Hannah Arendt, no julgamento de Eichmann, descreveu a banalidade do mal como a consequência de uma obediência sem pensamento: o mal praticado por quem abdica de pensar.
Hoje, porém, o perigo é outro.
Não é o de obedecer cegamente, mas o de deixar de distinguir o real do irreal, o humano do programado, o bem do mal.
Nas guerras contemporâneas, a morte desfila perante nós.
Centenas de corpos, cidades arrasadas, sofrimento transmitido em direto e a cores. Tudo se tornou rotina informativa.
A dor converteu-se em imagem, a imagem em ruído e o ruído em nada.
A morte deixou de comover, transformada em mero conteúdo que atravessa o ecrã e se dissipa na indiferença.
Mas é na realidade virtual que o perigo se adensa.
Ali constroem-se identidades paralelas e vidas alternativas que, não raras vezes, parecem mais suportáveis do que a realidade que habitamos.
Vive-se num estado de duplicidade: entre o que somos e o que projetamos, entre o que sentimos e o que simulamos.
E, nesse processo, o discernimento esvai-se.
Perde-se a noção de onde termina o jogo e começa a vida.
Nas plataformas digitais, o mal e a violência converteram-se em entretenimento.
Os jovens empunham armas virtuais, matam e morrem sem consequência, renascendo a cada instante.
O mal tornou-se reversível e, por isso mesmo, irreconhecível.
O verdadeiro perigo do nosso tempo não reside apenas na banalização do mal, mas na desagregação da consciência moral.

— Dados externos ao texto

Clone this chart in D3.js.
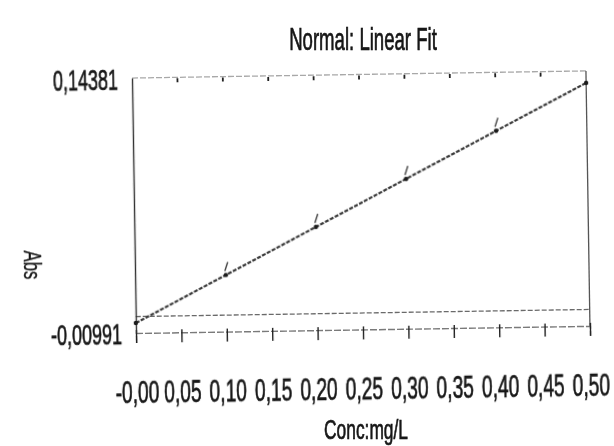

Esta desagregação não é simples decadência: é uma cisão interior, uma perda de unidade entre pensar, sentir e agir.
Quando a experiência moral se fragmenta, o indivíduo já não percebe a relação entre os seus atos e as suas consequências.
O real dissolve-se no virtual, o outro converte-se em imagem, e o mal deixa de ser escolhido: passa a ser apenas possível, indiferente, mecânico.
A desagregação da consciência moral define-se, assim, como o estado em que o ser humano, privado de referência ética e incapaz de distinguir o real do simulado, perde a consciência do valor da vida, a medida do sofrimento e o sentido do bem.
Nessa condição extrema, o mal deixa de ser ato e torna-se acontecimento.
Sem culpa, sem remorso e, sobretudo, sem consciência.